Although skeptical initially, his mother came around after seeing her son perform at ECC.

"The first time she saw me she said, 'OK, I get it now,'" said Riddle, who's currently appearing in Pine Box Theater's "The Jammer." "It took my dad a little longer to get onboard."

Still, his parents insisted on a college degree, which Riddle says he wanted for himself. Encouraged by his mom, he applied to DePaul. Soon after he graduated last year, he earned his first professional acting job understudying a role in Pine Box's "A Girl With Sun in Her Eyes." He went on several times, once with only three hours notice.

"They were so supportive. It was a great experience," he said of the ensemble led by artistic director Vincent Teninty. "They brought me in and treated me like family."

Roles at Profiles Theatre and Chicago Shakespeare Theater followed. When Pine Box called and offered him a role in its roller derby-inspired "The Jammer," Riddle jumped at the chance.

"I'm really comfortable on wheels," said Riddle, who has been Rollerblading since he was 10 and says it's his primary means of navigating the city.

Set in New York City in the late 1950s, the play doesn't actually require the actors to skate, although theatrical magic makes it appear as if they do. It centers on a young man who joins a roller derby team and meets an array of unusual characters, all of them outcasts who find acceptance and fulfillment in the roller derby.

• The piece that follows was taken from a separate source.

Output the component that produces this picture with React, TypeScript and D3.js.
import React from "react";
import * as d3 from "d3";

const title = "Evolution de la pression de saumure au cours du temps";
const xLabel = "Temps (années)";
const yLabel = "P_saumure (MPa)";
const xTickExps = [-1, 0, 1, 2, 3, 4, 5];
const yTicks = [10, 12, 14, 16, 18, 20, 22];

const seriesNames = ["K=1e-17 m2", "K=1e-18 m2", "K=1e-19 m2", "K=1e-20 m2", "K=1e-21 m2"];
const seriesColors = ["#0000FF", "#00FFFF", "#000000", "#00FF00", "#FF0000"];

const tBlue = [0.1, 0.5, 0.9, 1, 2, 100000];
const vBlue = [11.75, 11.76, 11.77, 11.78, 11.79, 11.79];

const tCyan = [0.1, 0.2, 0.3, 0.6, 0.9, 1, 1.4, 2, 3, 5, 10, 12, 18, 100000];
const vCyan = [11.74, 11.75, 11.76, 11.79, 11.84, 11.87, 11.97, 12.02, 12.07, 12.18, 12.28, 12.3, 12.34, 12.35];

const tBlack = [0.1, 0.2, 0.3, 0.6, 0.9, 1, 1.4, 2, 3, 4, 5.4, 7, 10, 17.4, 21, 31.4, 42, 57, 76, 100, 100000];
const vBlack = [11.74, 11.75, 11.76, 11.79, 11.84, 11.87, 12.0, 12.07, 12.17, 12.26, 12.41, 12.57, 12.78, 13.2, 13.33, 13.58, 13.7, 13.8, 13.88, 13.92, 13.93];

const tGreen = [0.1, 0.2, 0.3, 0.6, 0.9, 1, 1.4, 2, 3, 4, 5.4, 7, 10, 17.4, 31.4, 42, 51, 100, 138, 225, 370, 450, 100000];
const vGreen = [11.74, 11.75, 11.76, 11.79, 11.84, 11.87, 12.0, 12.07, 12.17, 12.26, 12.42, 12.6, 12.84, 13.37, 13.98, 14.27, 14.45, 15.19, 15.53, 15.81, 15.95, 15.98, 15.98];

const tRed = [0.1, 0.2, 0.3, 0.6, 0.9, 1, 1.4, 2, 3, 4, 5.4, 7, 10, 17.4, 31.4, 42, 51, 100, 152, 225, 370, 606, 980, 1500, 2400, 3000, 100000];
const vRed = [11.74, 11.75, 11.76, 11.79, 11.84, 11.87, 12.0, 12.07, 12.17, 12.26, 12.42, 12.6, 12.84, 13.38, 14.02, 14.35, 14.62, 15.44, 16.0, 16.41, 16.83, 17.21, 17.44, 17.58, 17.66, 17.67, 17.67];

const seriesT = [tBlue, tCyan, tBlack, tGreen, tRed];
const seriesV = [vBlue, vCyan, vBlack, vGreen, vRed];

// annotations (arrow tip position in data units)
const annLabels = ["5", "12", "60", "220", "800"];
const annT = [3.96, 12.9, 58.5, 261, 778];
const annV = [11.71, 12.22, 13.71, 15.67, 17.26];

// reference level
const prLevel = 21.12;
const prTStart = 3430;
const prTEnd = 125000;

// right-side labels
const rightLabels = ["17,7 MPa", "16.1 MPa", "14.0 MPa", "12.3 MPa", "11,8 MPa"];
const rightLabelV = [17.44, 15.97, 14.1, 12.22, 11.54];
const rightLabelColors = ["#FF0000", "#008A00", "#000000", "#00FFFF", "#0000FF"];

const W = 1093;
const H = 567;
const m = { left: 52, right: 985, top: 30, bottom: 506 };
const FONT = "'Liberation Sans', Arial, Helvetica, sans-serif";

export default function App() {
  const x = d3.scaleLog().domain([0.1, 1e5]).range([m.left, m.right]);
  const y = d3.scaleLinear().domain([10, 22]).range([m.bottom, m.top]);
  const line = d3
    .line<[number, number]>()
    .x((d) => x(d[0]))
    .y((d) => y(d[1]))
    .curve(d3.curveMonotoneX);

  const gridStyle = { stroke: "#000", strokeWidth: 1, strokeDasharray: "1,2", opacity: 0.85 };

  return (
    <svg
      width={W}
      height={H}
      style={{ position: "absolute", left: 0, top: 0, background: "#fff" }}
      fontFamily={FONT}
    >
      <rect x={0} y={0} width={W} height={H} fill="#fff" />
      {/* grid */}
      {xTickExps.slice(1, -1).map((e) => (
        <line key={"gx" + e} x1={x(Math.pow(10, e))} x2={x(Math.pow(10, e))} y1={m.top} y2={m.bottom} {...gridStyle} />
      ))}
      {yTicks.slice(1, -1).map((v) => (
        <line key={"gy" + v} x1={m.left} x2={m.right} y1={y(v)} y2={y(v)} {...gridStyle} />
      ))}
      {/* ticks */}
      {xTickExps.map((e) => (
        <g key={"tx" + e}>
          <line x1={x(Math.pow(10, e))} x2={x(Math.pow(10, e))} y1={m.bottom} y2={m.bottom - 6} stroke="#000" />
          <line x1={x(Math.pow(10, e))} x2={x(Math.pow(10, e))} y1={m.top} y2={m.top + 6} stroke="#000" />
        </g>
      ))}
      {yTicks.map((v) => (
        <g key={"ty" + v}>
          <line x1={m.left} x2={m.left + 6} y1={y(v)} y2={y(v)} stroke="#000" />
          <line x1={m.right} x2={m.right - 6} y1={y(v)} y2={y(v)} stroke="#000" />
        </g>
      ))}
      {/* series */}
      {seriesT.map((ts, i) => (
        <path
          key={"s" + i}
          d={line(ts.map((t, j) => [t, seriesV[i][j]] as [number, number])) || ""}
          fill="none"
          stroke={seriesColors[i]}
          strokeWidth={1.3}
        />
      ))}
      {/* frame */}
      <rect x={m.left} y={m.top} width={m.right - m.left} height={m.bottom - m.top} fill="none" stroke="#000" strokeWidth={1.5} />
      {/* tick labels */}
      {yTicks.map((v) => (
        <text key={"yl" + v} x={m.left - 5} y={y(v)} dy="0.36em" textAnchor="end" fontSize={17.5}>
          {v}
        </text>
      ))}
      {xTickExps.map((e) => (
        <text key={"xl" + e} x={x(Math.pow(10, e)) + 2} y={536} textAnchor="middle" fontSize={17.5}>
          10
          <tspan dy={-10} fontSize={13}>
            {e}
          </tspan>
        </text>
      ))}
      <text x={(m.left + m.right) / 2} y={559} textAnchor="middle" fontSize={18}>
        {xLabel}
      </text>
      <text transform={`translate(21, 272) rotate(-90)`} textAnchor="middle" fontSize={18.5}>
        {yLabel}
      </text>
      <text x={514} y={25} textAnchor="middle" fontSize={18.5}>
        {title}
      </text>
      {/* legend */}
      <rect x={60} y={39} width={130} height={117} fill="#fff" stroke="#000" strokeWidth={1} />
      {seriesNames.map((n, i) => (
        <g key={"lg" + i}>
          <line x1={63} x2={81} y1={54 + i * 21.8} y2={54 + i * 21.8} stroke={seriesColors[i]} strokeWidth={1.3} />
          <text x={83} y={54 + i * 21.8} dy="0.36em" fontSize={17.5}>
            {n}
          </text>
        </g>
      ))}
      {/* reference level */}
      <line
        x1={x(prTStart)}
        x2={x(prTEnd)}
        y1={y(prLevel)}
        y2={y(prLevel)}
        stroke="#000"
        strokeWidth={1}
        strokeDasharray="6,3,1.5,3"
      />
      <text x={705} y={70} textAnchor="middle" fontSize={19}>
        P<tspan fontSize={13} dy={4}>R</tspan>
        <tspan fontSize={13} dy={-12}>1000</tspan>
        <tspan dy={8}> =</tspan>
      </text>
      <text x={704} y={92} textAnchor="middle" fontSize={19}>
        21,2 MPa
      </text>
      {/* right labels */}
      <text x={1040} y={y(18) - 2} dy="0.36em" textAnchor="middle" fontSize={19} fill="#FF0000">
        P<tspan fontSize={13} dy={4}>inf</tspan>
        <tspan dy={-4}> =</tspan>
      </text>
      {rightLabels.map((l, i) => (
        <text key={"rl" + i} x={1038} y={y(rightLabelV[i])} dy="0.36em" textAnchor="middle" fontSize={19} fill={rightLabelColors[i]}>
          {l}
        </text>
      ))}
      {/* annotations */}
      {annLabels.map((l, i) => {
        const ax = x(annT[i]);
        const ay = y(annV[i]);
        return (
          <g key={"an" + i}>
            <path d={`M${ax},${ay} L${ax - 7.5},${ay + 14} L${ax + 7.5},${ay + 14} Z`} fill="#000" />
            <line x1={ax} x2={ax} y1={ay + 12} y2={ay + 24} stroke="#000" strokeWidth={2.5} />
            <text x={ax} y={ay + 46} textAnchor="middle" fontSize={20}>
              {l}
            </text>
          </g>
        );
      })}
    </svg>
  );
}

Riddle said what he most admires about Chicago's theater community is the work ethic.

"I've been lucky enough to be in 50-seat theaters and 500-seat theaters and there's no difference. Everybody works hard to put on a good show," he said. "That workman's mentality has been instilled in me since day one at DePaul. Everyone was trying to put on great work they're proud of and passionate about."

So far, acting has worked out, though it's not the easy path his parents once thought. But for Riddle, surrendering to the right side of his brain has proved immensely satisfying.

Moreover, he still puts his science training to use, breaking down the role, analyzing the script, solving the puzzle of the character. Coming up with that solution, he said, is every bit as gratifying as finding a double integral.

"Every night it's a different puzzle," he said. "Every night a different solution."